## BEGIN Recorded data

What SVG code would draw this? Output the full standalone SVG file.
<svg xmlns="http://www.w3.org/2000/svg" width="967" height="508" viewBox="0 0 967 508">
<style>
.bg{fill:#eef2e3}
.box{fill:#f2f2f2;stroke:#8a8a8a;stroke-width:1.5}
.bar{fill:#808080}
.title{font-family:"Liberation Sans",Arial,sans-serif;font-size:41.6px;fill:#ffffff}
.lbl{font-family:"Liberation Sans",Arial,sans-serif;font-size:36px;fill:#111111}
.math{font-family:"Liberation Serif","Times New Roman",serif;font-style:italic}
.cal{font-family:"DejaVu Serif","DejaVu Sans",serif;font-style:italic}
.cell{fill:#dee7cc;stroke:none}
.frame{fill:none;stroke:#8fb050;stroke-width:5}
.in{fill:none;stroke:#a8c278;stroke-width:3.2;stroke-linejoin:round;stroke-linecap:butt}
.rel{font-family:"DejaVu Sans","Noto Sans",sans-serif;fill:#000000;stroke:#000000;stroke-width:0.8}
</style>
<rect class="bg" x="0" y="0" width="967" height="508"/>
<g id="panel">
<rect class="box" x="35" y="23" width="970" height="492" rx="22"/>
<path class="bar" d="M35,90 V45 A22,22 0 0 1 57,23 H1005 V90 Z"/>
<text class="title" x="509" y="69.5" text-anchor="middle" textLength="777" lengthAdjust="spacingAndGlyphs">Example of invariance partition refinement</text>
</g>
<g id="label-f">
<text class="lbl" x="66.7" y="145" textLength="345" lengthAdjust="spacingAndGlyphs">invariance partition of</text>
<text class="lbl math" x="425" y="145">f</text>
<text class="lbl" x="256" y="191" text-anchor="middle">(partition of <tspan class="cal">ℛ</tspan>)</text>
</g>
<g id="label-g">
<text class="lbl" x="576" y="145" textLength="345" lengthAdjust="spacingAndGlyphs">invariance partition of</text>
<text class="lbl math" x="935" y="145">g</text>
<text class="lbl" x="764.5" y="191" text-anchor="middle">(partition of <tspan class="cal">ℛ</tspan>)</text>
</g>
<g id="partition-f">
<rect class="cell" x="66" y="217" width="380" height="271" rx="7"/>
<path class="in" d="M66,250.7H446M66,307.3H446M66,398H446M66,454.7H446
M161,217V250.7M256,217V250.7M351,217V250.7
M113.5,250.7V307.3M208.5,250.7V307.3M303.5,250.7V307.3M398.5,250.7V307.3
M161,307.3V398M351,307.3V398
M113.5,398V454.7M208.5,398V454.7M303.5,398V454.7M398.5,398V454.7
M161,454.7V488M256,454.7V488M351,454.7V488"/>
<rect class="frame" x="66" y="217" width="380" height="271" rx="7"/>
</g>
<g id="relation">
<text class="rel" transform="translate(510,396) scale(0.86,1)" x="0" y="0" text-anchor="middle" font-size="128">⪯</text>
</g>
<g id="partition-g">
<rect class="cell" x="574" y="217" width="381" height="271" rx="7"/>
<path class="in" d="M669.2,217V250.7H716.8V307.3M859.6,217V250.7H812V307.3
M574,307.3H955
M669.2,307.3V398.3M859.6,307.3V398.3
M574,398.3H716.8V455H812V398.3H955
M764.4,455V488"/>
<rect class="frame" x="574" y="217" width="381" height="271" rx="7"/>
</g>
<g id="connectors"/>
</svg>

## END Recorded data

- Job -
Go back to the listing above and please repeat it exactly.

- Written response -
What SVG code would draw this? Output the full standalone SVG file.
<svg xmlns="http://www.w3.org/2000/svg" width="967" height="508" viewBox="0 0 967 508">
<style>
.bg{fill:#eef2e3}
.box{fill:#f2f2f2;stroke:#8a8a8a;stroke-width:1.5}
.bar{fill:#808080}
.title{font-family:"Liberation Sans",Arial,sans-serif;font-size:41.6px;fill:#ffffff}
.lbl{font-family:"Liberation Sans",Arial,sans-serif;font-size:36px;fill:#111111}
.math{font-family:"Liberation Serif","Times New Roman",serif;font-style:italic}
.cal{font-family:"DejaVu Serif","DejaVu Sans",serif;font-style:italic}
.cell{fill:#dee7cc;stroke:none}
.frame{fill:none;stroke:#8fb050;stroke-width:5}
.in{fill:none;stroke:#a8c278;stroke-width:3.2;stroke-linejoin:round;stroke-linecap:butt}
.rel{font-family:"DejaVu Sans","Noto Sans",sans-serif;fill:#000000;stroke:#000000;stroke-width:0.8}
</style>
<rect class="bg" x="0" y="0" width="967" height="508"/>
<g id="panel">
<rect class="box" x="35" y="23" width="970" height="492" rx="22"/>
<path class="bar" d="M35,90 V45 A22,22 0 0 1 57,23 H1005 V90 Z"/>
<text class="title" x="509" y="69.5" text-anchor="middle" textLength="777" lengthAdjust="spacingAndGlyphs">Example of invariance partition refinement</text>
</g>
<g id="label-f">
<text class="lbl" x="66.7" y="145" textLength="345" lengthAdjust="spacingAndGlyphs">invariance partition of</text>
<text class="lbl math" x="425" y="145">f</text>
<text class="lbl" x="256" y="191" text-anchor="middle">(partition of <tspan class="cal">ℛ</tspan>)</text>
</g>
<g id="label-g">
<text class="lbl" x="576" y="145" textLength="345" lengthAdjust="spacingAndGlyphs">invariance partition of</text>
<text class="lbl math" x="935" y="145">g</text>
<text class="lbl" x="764.5" y="191" text-anchor="middle">(partition of <tspan class="cal">ℛ</tspan>)</text>
</g>
<g id="partition-f">
<rect class="cell" x="66" y="217" width="380" height="271" rx="7"/>
<path class="in" d="M66,250.7H446M66,307.3H446M66,398H446M66,454.7H446
M161,217V250.7M256,217V250.7M351,217V250.7
M113.5,250.7V307.3M208.5,250.7V307.3M303.5,250.7V307.3M398.5,250.7V307.3
M161,307.3V398M351,307.3V398
M113.5,398V454.7M208.5,398V454.7M303.5,398V454.7M398.5,398V454.7
M161,454.7V488M256,454.7V488M351,454.7V488"/>
<rect class="frame" x="66" y="217" width="380" height="271" rx="7"/>
</g>
<g id="relation">
<text class="rel" transform="translate(510,396) scale(0.86,1)" x="0" y="0" text-anchor="middle" font-size="128">⪯</text>
</g>
<g id="partition-g">
<rect class="cell" x="574" y="217" width="381" height="271" rx="7"/>
<path class="in" d="M669.2,217V250.7H716.8V307.3M859.6,217V250.7H812V307.3
M574,307.3H955
M669.2,307.3V398.3M859.6,307.3V398.3
M574,398.3H716.8V455H812V398.3H955
M764.4,455V488"/>
<rect class="frame" x="574" y="217" width="381" height="271" rx="7"/>
</g>
<g id="connectors"/>
</svg>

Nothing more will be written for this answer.